The colonization of land by plants over 500 million years ago was a significant event in Earth's history, leading to the establishment of land flora that transformed the biosphere and atmosphere. However, to access the mineral nutrients essential for growth and proliferation, early rootless plants needed to form intimate relationships with symbiotic arbuscular mycorrhizal fungi (AMF) that liberated and transferred nutrients from rocks to the plant in exchange for carbon fixed through photosynthesis. Recent discoveries challenge the traditional view that AMF played the primary role in facilitating the colonization of Earth's landmasses by plants. Instead, the Mucoromycotina "fine root endophyte" (MFRE) fungi, which are taxonomically distinct from AMF, may have also played a critical role in this process.
Recent findings demonstrate that symbiosis with MFRE is not limited to early diverging plant lineages, but is present in plants spanning the entire land plant phylogeny. However, the precise host range of MFRE symbionts remains unknown, which limits our understanding of the significance of MFRE in ecosystem structure and function. The most recent findings show that MFRE symbioses are functionally distinct from AMF symbioses in terms of the nutrients supplied to their hosts and their responses to changing atmospheric CO2 concentrations. These discoveries challenge much of what we thought we knew about plant-fungal symbioses, and the fundamental biology of MFRE-plant symbioses remains largely unknown.

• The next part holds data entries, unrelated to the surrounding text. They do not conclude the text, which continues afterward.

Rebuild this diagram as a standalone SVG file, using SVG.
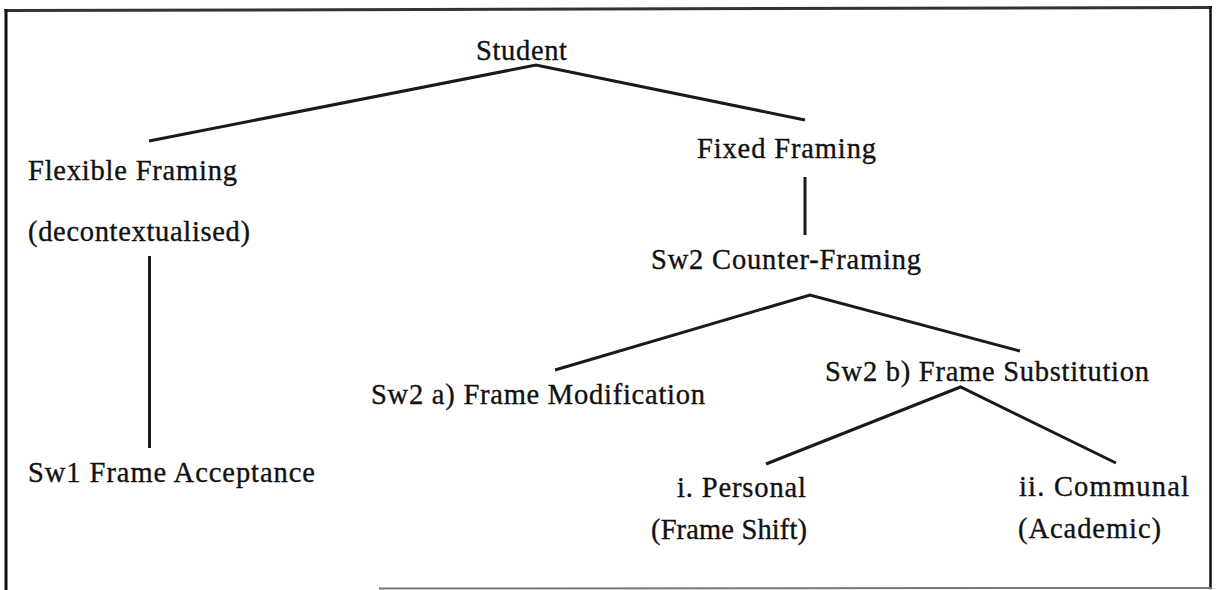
<svg xmlns="http://www.w3.org/2000/svg" width="1217" height="590" viewBox="0 0 1217 590">
  <style>
    .lbl { font-family: "Liberation Serif", "Times New Roman", serif; font-size: 28.5px; fill: #111; stroke: #111; stroke-width: 0.35; }
    .edge { fill: none; stroke: #1a1a1a; stroke-width: 3; stroke-linejoin: miter; stroke-linecap: butt; }
    .frame { fill: none; stroke-linecap: square; }
  </style>
  <rect width="1217" height="590" fill="#ffffff"/>

  <!-- outer frame -->
  <g id="frame" class="frame">
    <line x1="6" y1="10.5" x2="1210.5" y2="7.5" stroke="#333" stroke-width="3"/>
    <line x1="6" y1="10.5" x2="6" y2="590" stroke="#111" stroke-width="3"/>
    <line x1="1210.5" y1="7.5" x2="1210.5" y2="588" stroke="#111" stroke-width="2.5"/>
    <line x1="380" y1="588.5" x2="1210.5" y2="588" stroke="#777" stroke-width="2"/>
  </g>

  <!-- tree branches -->
  <g id="connectors">
    <polyline class="edge" points="149,141 536,65 805,120"/>
    <line class="edge" x1="149.5" y1="256" x2="149.5" y2="448"/>
    <line class="edge" x1="805" y1="177" x2="805" y2="235"/>
    <polyline class="edge" points="555,370 810,295 1020,351"/>
    <polyline class="edge" points="766,464 960.5,387 1116,463"/>
  </g>

  <g id="student"><text class="lbl" x="476" y="60" textLength="91" lengthAdjust="spacing">Student</text></g>
  <g id="flexible-framing">
    <text class="lbl" x="28" y="180" textLength="209" lengthAdjust="spacing">Flexible Framing</text>
    <text class="lbl" x="28" y="241" textLength="222" lengthAdjust="spacing">(decontextualised)</text>
  </g>
  <g id="frame-acceptance"><text class="lbl" x="28" y="482" textLength="287" lengthAdjust="spacing">Sw1 Frame Acceptance</text></g>
  <g id="fixed-framing"><text class="lbl" x="697" y="158" textLength="179" lengthAdjust="spacing">Fixed Framing</text></g>
  <g id="counter-framing"><text class="lbl" x="651" y="269" textLength="270" lengthAdjust="spacing">Sw2 Counter-Framing</text></g>
  <g id="frame-modification"><text class="lbl" x="371" y="404" textLength="334" lengthAdjust="spacing">Sw2 a) Frame Modification</text></g>
  <g id="frame-substitution"><text class="lbl" x="825" y="381" textLength="324" lengthAdjust="spacing">Sw2 b) Frame Substitution</text></g>
  <g id="personal">
    <text class="lbl" x="677" y="497" textLength="129" lengthAdjust="spacing">i. Personal</text>
    <text class="lbl" x="651" y="539" textLength="156" lengthAdjust="spacing">(Frame Shift)</text>
  </g>
  <g id="communal">
    <text class="lbl" x="1019" y="496" textLength="170" lengthAdjust="spacing">ii. Communal</text>
    <text class="lbl" x="1018" y="538" textLength="143" lengthAdjust="spacing">(Academic)</text>
  </g>
</svg>
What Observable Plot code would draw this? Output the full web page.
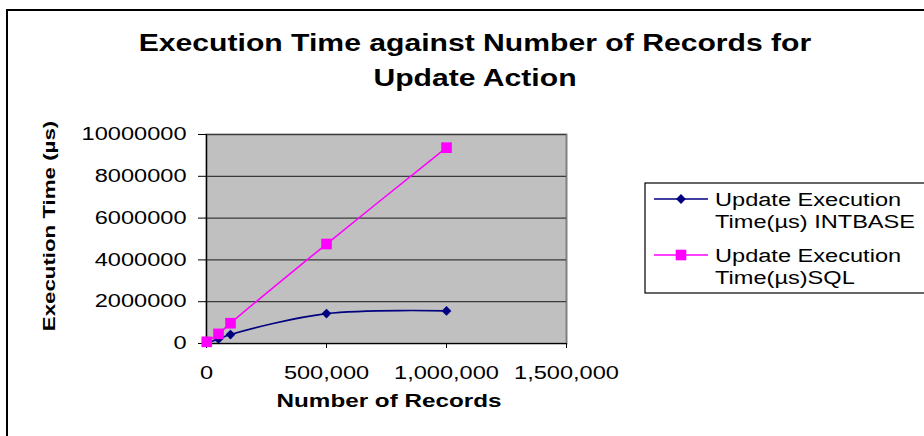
<!DOCTYPE html>
<html>
<head>
<meta charset="utf-8">
<script src="https://cdn.jsdelivr.net/npm/d3@7"></script>
<script src="https://cdn.jsdelivr.net/npm/@observablehq/plot@0.6"></script>
<style>
  html, body { margin: 0; padding: 0; background: #fff; }
  #wrap { position: relative; width: 924px; height: 436px; overflow: hidden; font-family: "Liberation Sans", Arial, sans-serif; }
  #wrap svg { position: absolute; left: 0; top: 0; }
</style>
</head>
<body>
<div id="wrap"></div>
<script>
// ---- data ----
const records = [1000, 50000, 100000, 500000, 1000000];
const intbase = [30000, 220000, 430000, 1430000, 1560000];
const sqlTimes = [80000, 460000, 970000, 4760000, 9370000];
const seriesNames = ["Update Execution\nTime(µs) INTBASE", "Update Execution\nTime(µs)SQL"];
const seriesColors = ["#000080", "#FF00FF"];
const seriesSymbols = ["diamond2", "square"];
const yTicks = [0, 2000000, 4000000, 6000000, 8000000, 10000000];
const xTicks = [0, 500000, 1000000, 1500000];
const titleLines = ["Execution Time against Number of Records for", "Update Action"];
const xTitle = "Number of Records";
const yTitle = "Execution Time (µs)";

const rows = [];
records.forEach((r, i) => {
  rows.push({rec: r, t: intbase[i], s: seriesNames[0]});
});
records.forEach((r, i) => {
  rows.push({rec: r, t: sqlTimes[i], s: seriesNames[1]});
});
const intRows = rows.filter(d => d.s === seriesNames[0]);
const sqlRows = rows.filter(d => d.s === seriesNames[1]);

const FONT = '"Liberation Sans", Arial, sans-serif';
const K = 1.31; // horizontal stretch of the text as seen in the reference

const chart = Plot.plot({
  width: 924,
  height: 436,
  marginLeft: 206,
  marginRight: 358,
  marginTop: 134,
  marginBottom: 93,
  style: {fontFamily: FONT, background: "transparent", overflow: "visible"},
  x: {domain: [0, 1500000]},
  y: {domain: [0, 10000000]},
  marks: [
    Plot.frame({fill: "#C0C0C0", stroke: "#808080", strokeWidth: 2}),
    Plot.gridY(yTicks.filter(d => d > 0), {stroke: "#3a3a3a", strokeOpacity: 1, strokeWidth: 1.2}),
    Plot.axisY(yTicks, {tickSize: 8, tickPadding: 12, fontSize: 18, tickFormat: d3.format("d"), label: null, stroke: "#000", fill: "#000"}),
    Plot.axisX(xTicks, {tickSize: 5, tickPadding: 18, fontSize: 18, tickFormat: d3.format(","), label: null, stroke: "#000", fill: "#000"}),
    Plot.ruleY([0], {stroke: "#000", strokeWidth: 1.2}),
    Plot.ruleX([0], {stroke: "#000", strokeWidth: 1.2}),
    Plot.line(intRows, {x: "rec", y: "t", stroke: seriesColors[0], strokeWidth: 1.6, curve: "catmull-rom"}),
    Plot.line(sqlRows, {x: "rec", y: "t", stroke: seriesColors[1], strokeWidth: 1.6, curve: "catmull-rom"}),
    Plot.dot(intRows, {x: "rec", y: "t", symbol: () => seriesSymbols[0], fill: seriesColors[0], stroke: "none", r: 4.4}),
    Plot.dot(sqlRows, {x: "rec", y: "t", symbol: () => seriesSymbols[1], fill: seriesColors[1], stroke: "none", r: 6})
  ]
});

const wrap = document.getElementById("wrap");
wrap.appendChild(chart);

// ---- overlay: border, titles, legend ----
const ov = d3.select(wrap).append("svg")
  .attr("width", 924).attr("height", 436)
  .style("font-family", FONT);

ov.append("rect").attr("x", 7).attr("y", 10).attr("width", 940).attr("height", 460)
  .attr("fill", "none").attr("stroke", "#000").attr("stroke-width", 2);

const title = ov.append("text").attr("text-anchor", "middle").attr("font-weight", "bold").attr("font-size", 23).attr("fill", "#000");
titleLines.forEach((l, i) => {
  title.append("tspan").attr("x", 475).attr("y", 51 + i * 34.5).text(l);
});

ov.append("text").attr("x", 389).attr("y", 407).attr("text-anchor", "middle")
  .attr("font-weight", "bold").attr("font-size", 18.5).attr("fill", "#000").text(xTitle);

ov.append("text").attr("transform", "translate(55,226) rotate(-90)").attr("text-anchor", "middle")
  .attr("font-weight", "bold").attr("font-size", 17).attr("fill", "#000").text(yTitle);

// legend
const lg = ov.append("g");
lg.append("rect").attr("x", 645).attr("y", 183).attr("width", 320).attr("height", 110)
  .attr("fill", "#fff").attr("stroke", "#000").attr("stroke-width", 1.2);
const lineYs = [199, 255];
const textYs = [[206, 228], [262, 284]];
seriesNames.forEach((name, i) => {
  lg.append("line").attr("x1", 654).attr("x2", 708).attr("y1", lineYs[i]).attr("y2", lineYs[i])
    .attr("stroke", seriesColors[i]).attr("stroke-width", 1.6);
  const sym = i === 0 ? d3.symbolDiamond2 : d3.symbolSquare;
  const size = i === 0 ? Math.PI * 4.4 * 4.4 : Math.PI * 6 * 6;
  lg.append("path").attr("d", d3.symbol(sym, size)()).attr("transform", `translate(681,${lineYs[i]})`)
    .attr("fill", seriesColors[i]);
  const t = lg.append("text").attr("font-size", 18).attr("fill", "#000");
  name.split("\n").forEach((part, j) => {
    t.append("tspan").attr("x", 715).attr("y", textYs[i][j]).text(part);
  });
});

// apply the horizontal stretch to every text run
function stretch(root) {
  root.querySelectorAll("text").forEach(t => {
    const spans = t.querySelectorAll("tspan");
    const targets = spans.length ? Array.from(spans) : [t];
    targets.forEach(el => {
      const w = el.getComputedTextLength();
      if (w > 0) {
        el.setAttribute("textLength", (w * K).toFixed(2));
        el.setAttribute("lengthAdjust", "spacingAndGlyphs");
      }
    });
  });
}
stretch(chart);
stretch(ov.node());
</script>
</body>
</html>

MYCOREV aims to address these critical knowledge gaps regarding the diversity, structure, and functional significance of plant-MFRE symbioses. By testing the overarching hypothesis that "MFRE play a major role in plant nutrition and nutrient cycling in modern terrestrial ecosystems," this project will pave the way for a revolution in mycorrhizal research in the 21st century. Understanding the complexity of plant-fungal symbioses and their responses to environmental change is essential for regulating plant communities, ecosystem structure and function, climate, and sustainable agriculture now and in the future. The project is based on three key objectives:
OBJ 1: Determine identity, frequency, diversity, host range and relatedness of MFRE in plants across phylogenetic, developmental and ecological gradients.
OBJ 2: Define diagnostic ultrastructure in MFRE vs. AMF symbiotic interfaces and characterise the spatial distribution of each symbiont in planta in single and dual fungal colonisations in multiple plant species and determine how they are affected by changes in atmospheric CO2 relevant to future predicted changes.
OBJ 3: Quantify functional differences between MFRE- and AMF-plant symbioses in terms of carbon and nutrient fluxes between fungi and host plants in single and dual colonisations across a range of organic and inorganic nutrient sources in terms of type, quantity, metabolism and temporal dynamics of resource exchange and how these are affected by changes in atmospheric CO2.